··· Dataset excerpt ···

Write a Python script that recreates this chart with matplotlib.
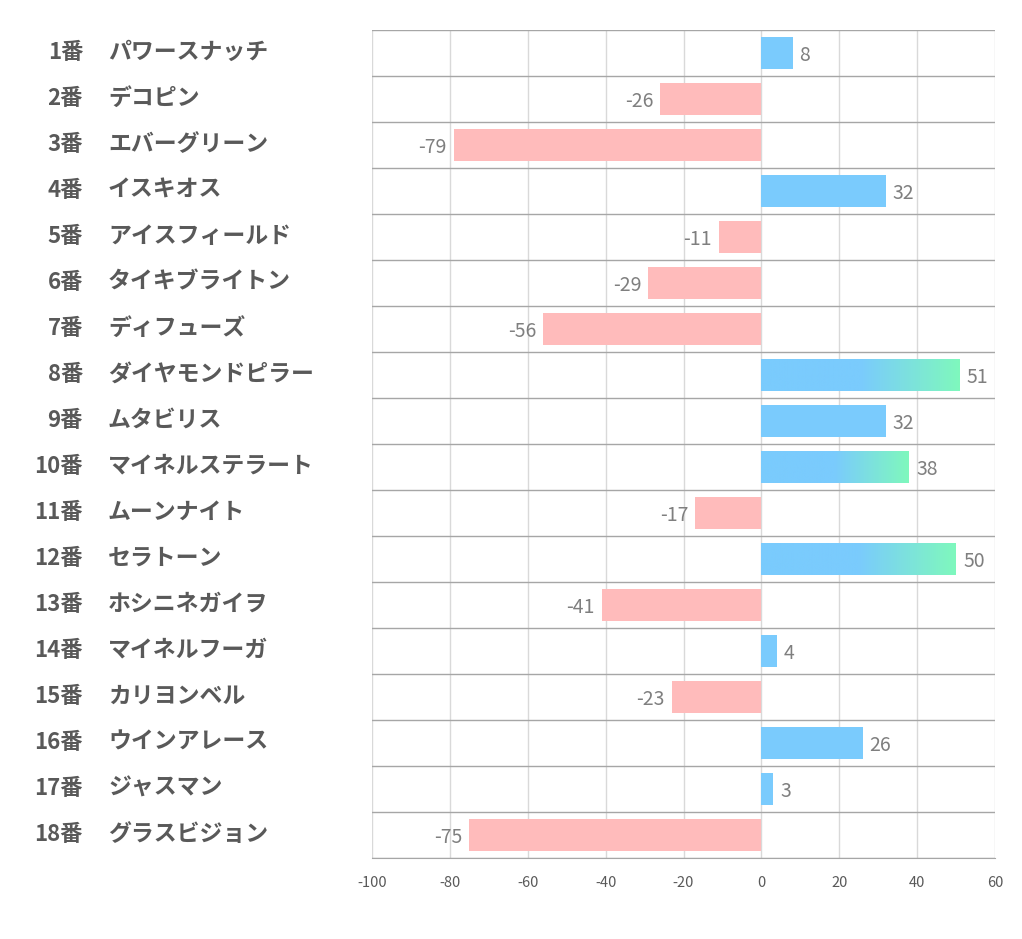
import numpy as np
import matplotlib
matplotlib.use('Agg')
import matplotlib.pyplot as plt
from matplotlib.colors import LinearSegmentedColormap
from matplotlib.transforms import blended_transform_factory, offset_copy

plt.rcParams['font.family'] = ['Noto Sans CJK JP', 'DejaVu Sans']

numbers = [f"{i}番" for i in range(1, 19)]
names = ["パワースナッチ", "デコピン", "エバーグリーン", "イスキオス", "アイスフィールド",
         "タイキブライトン", "ディフューズ", "ダイヤモンドピラー", "ムタビリス",
         "マイネルステラート", "ムーンナイト", "セラトーン", "ホシニネガイヲ",
         "マイネルフーガ", "カリヨンベル", "ウインアレース", "ジャスマン", "グラスビジョン"]
values = [8, -26, -79, 32, -11, -29, -56, 51, 32, 38, -17, 50, -41, 4, -23, 26, 3, -75]
xticks = [-100, -80, -60, -40, -20, 0, 20, 40, 60]

blue = '#7acbfd'
green = '#7ff8bd'
pink = '#ffbbbb'
grad = LinearSegmentedColormap.from_list('bg', [(0, blue), (0.5, blue), (1, green)])

fig = plt.figure(figsize=(10.22, 9.39), dpi=100)
ax = fig.add_axes([372 / 1022, 81 / 939, 623 / 1022, 828 / 939])

y = np.arange(len(values))
colors = [blue if v >= 0 else pink for v in values]
bars = ax.barh(y, values, height=0.68, color=colors, zorder=3)

# gradient on the longest positive bars
for b, v in zip(bars, values):
    if v > 35:
        b.set_facecolor('none')
        yc = b.get_y()
        img = ax.imshow(np.linspace(0, 1, 256).reshape(1, -1), cmap=grad, aspect='auto',
                        extent=[0, v, yc + b.get_height(), yc], zorder=3)
        img.set_clip_path(b)

ax.set_xlim(-100, 60)
ax.set_ylim(len(values) - 0.5, -0.5)
ax.set_xticks(xticks)
ax.set_xticklabels([str(t) for t in xticks], fontsize=10.5, color='#595959')
ax.tick_params(axis='x', length=0, pad=13)
ax.set_yticks([])
ax.set_yticks(np.arange(len(values) + 1) - 0.5, minor=True)
ax.tick_params(axis='y', which='both', length=0)
ax.grid(axis='x', color='#d9d9d9', linewidth=1, zorder=0)
ax.grid(axis='y', which='minor', color='#a6a6a6', linewidth=1, zorder=1)
for s in ['top', 'right', 'left']:
    ax.spines[s].set_visible(False)
ax.spines['bottom'].set_color('#a6a6a6')

# value labels
right = offset_copy(ax.transData, fig=fig, x=5, y=-2, units='points')
left = offset_copy(ax.transData, fig=fig, x=-5, y=-2, units='points')
for yi, v in zip(y, values):
    if v >= 0:
        ax.text(v, yi, str(v), transform=right, ha='left', va='center',
                fontsize=14, color='#7f7f7f', zorder=4)
    else:
        ax.text(v, yi, str(v), transform=left, ha='right', va='center',
                fontsize=14, color='#7f7f7f', zorder=4)

# row labels
tr = blended_transform_factory(fig.transFigure, ax.transData)
for yi, num, name in zip(y, numbers, names):
    ax.text(83 / 1022, yi - 0.02, num, transform=tr, ha='right', va='center',
            fontsize=16, fontweight='bold', color='#595959')
    ax.text(108 / 1022, yi - 0.02, name, transform=tr, ha='left', va='center',
            fontsize=16.5, fontweight='bold', color='#595959')

fig.savefig('out.png', dpi=100, facecolor='white')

···

Task requirements:
Locate the word "matplotlib" in the data above. Copy every line carrying it.

Answer for the task:
Write a Python script that recreates this chart with matplotlib.
import matplotlib
matplotlib.use('Agg')
import matplotlib.pyplot as plt
from matplotlib.colors import LinearSegmentedColormap
from matplotlib.transforms import blended_transform_factory, offset_copy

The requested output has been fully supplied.